Pictures in the data below are not part of the copy; transcribe everything else exactly.
•••••
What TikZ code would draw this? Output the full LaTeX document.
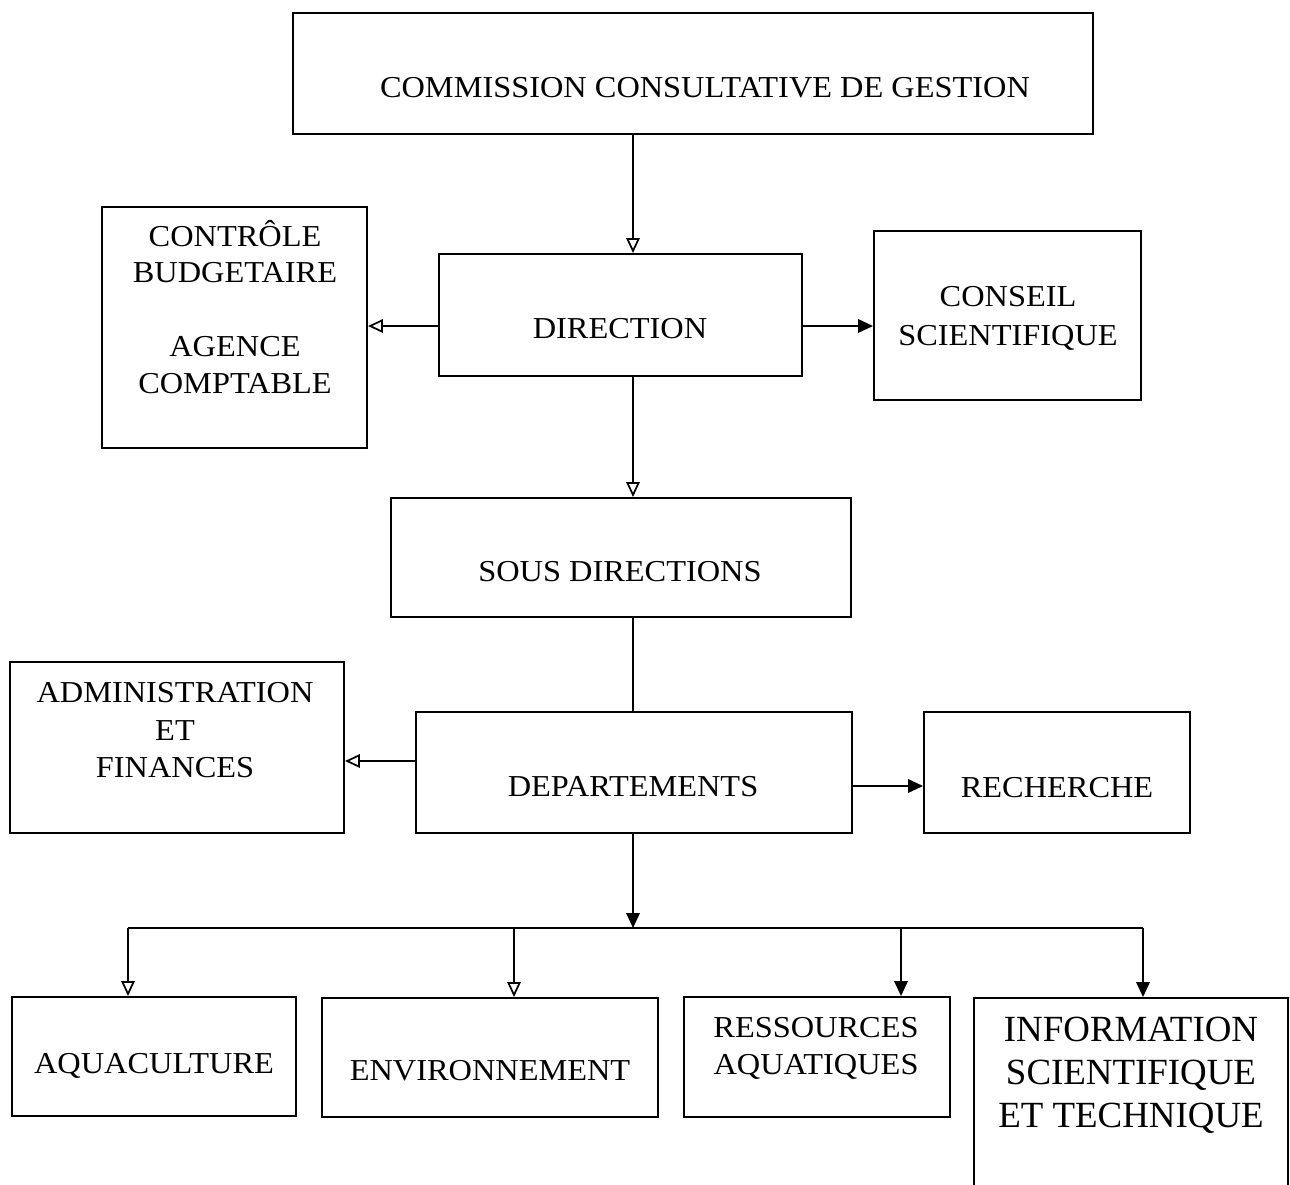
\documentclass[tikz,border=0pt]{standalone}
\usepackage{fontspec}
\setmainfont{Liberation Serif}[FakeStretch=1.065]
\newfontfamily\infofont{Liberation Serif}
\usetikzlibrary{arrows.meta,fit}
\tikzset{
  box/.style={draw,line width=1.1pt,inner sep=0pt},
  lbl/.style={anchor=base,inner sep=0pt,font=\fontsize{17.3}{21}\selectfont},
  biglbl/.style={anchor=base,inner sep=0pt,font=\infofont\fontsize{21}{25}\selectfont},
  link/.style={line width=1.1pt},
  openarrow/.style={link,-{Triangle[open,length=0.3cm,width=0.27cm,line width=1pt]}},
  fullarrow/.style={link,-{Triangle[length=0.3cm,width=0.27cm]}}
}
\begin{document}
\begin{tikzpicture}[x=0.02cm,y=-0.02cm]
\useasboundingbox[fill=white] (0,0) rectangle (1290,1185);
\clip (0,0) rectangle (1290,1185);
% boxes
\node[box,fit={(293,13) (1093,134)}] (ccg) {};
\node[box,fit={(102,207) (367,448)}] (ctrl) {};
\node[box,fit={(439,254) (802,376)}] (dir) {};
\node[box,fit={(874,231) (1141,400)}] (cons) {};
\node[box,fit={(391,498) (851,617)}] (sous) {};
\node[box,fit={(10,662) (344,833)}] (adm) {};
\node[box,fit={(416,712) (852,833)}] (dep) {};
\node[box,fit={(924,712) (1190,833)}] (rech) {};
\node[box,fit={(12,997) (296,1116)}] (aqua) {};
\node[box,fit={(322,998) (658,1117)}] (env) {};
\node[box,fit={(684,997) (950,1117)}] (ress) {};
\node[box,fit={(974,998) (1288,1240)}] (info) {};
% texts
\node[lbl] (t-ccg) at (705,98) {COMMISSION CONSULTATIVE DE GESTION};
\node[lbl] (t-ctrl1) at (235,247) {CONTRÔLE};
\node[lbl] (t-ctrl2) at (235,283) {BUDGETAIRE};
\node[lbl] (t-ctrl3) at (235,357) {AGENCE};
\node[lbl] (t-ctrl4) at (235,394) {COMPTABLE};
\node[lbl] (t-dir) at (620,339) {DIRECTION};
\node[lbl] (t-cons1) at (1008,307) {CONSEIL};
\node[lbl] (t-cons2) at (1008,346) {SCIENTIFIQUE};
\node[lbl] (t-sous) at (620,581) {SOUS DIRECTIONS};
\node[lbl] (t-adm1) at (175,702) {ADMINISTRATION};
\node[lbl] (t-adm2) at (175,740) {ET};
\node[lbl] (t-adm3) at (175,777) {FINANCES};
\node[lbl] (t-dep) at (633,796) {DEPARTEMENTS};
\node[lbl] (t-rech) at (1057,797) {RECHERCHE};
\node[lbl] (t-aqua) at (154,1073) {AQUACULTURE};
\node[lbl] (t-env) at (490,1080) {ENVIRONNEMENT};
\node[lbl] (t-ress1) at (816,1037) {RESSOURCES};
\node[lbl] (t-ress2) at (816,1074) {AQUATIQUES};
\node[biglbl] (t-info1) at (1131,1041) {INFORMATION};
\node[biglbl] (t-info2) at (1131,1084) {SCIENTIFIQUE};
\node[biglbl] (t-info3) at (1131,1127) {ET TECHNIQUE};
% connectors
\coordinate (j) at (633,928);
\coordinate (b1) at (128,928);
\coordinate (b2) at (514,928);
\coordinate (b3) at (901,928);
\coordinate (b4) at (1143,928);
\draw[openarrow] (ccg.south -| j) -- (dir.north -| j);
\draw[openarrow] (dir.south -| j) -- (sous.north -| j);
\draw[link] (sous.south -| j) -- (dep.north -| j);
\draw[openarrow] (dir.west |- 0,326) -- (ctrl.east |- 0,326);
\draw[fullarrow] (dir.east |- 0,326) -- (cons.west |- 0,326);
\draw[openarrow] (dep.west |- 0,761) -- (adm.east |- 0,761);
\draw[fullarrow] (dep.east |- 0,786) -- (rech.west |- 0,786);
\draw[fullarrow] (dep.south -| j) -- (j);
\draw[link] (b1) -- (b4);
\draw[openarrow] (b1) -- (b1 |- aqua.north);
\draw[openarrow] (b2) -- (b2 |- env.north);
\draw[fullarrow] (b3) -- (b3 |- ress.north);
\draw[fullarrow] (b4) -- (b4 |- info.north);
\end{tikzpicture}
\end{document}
•••••
Complete response:
What TikZ code would draw this? Output the full LaTeX document.
\documentclass[tikz,border=0pt]{standalone}
\usepackage{fontspec}
\setmainfont{Liberation Serif}[FakeStretch=1.065]
\newfontfamily\infofont{Liberation Serif}
\usetikzlibrary{arrows.meta,fit}
\tikzset{
  box/.style={draw,line width=1.1pt,inner sep=0pt},
  lbl/.style={anchor=base,inner sep=0pt,font=\fontsize{17.3}{21}\selectfont},
  biglbl/.style={anchor=base,inner sep=0pt,font=\infofont\fontsize{21}{25}\selectfont},
  link/.style={line width=1.1pt},
  openarrow/.style={link,-{Triangle[open,length=0.3cm,width=0.27cm,line width=1pt]}},
  fullarrow/.style={link,-{Triangle[length=0.3cm,width=0.27cm]}}
}
\begin{document}
\begin{tikzpicture}[x=0.02cm,y=-0.02cm]
\useasboundingbox[fill=white] (0,0) rectangle (1290,1185);
\clip (0,0) rectangle (1290,1185);
% boxes
\node[box,fit={(293,13) (1093,134)}] (ccg) {};
\node[box,fit={(102,207) (367,448)}] (ctrl) {};
\node[box,fit={(439,254) (802,376)}] (dir) {};
\node[box,fit={(874,231) (1141,400)}] (cons) {};
\node[box,fit={(391,498) (851,617)}] (sous) {};
\node[box,fit={(10,662) (344,833)}] (adm) {};
\node[box,fit={(416,712) (852,833)}] (dep) {};
\node[box,fit={(924,712) (1190,833)}] (rech) {};
\node[box,fit={(12,997) (296,1116)}] (aqua) {};
\node[box,fit={(322,998) (658,1117)}] (env) {};
\node[box,fit={(684,997) (950,1117)}] (ress) {};
\node[box,fit={(974,998) (1288,1240)}] (info) {};
% texts
\node[lbl] (t-ccg) at (705,98) {COMMISSION CONSULTATIVE DE GESTION};
\node[lbl] (t-ctrl1) at (235,247) {CONTRÔLE};
\node[lbl] (t-ctrl2) at (235,283) {BUDGETAIRE};
\node[lbl] (t-ctrl3) at (235,357) {AGENCE};
\node[lbl] (t-ctrl4) at (235,394) {COMPTABLE};
\node[lbl] (t-dir) at (620,339) {DIRECTION};
\node[lbl] (t-cons1) at (1008,307) {CONSEIL};
\node[lbl] (t-cons2) at (1008,346) {SCIENTIFIQUE};
\node[lbl] (t-sous) at (620,581) {SOUS DIRECTIONS};
\node[lbl] (t-adm1) at (175,702) {ADMINISTRATION};
\node[lbl] (t-adm2) at (175,740) {ET};
\node[lbl] (t-adm3) at (175,777) {FINANCES};
\node[lbl] (t-dep) at (633,796) {DEPARTEMENTS};
\node[lbl] (t-rech) at (1057,797) {RECHERCHE};
\node[lbl] (t-aqua) at (154,1073) {AQUACULTURE};
\node[lbl] (t-env) at (490,1080) {ENVIRONNEMENT};
\node[lbl] (t-ress1) at (816,1037) {RESSOURCES};
\node[lbl] (t-ress2) at (816,1074) {AQUATIQUES};
\node[biglbl] (t-info1) at (1131,1041) {INFORMATION};
\node[biglbl] (t-info2) at (1131,1084) {SCIENTIFIQUE};
\node[biglbl] (t-info3) at (1131,1127) {ET TECHNIQUE};
% connectors
\coordinate (j) at (633,928);
\coordinate (b1) at (128,928);
\coordinate (b2) at (514,928);
\coordinate (b3) at (901,928);
\coordinate (b4) at (1143,928);
\draw[openarrow] (ccg.south -| j) -- (dir.north -| j);
\draw[openarrow] (dir.south -| j) -- (sous.north -| j);
\draw[link] (sous.south -| j) -- (dep.north -| j);
\draw[openarrow] (dir.west |- 0,326) -- (ctrl.east |- 0,326);
\draw[fullarrow] (dir.east |- 0,326) -- (cons.west |- 0,326);
\draw[openarrow] (dep.west |- 0,761) -- (adm.east |- 0,761);
\draw[fullarrow] (dep.east |- 0,786) -- (rech.west |- 0,786);
\draw[fullarrow] (dep.south -| j) -- (j);
\draw[link] (b1) -- (b4);
\draw[openarrow] (b1) -- (b1 |- aqua.north);
\draw[openarrow] (b2) -- (b2 |- env.north);
\draw[fullarrow] (b3) -- (b3 |- ress.north);
\draw[fullarrow] (b4) -- (b4 |- info.north);
\end{tikzpicture}
\end{document}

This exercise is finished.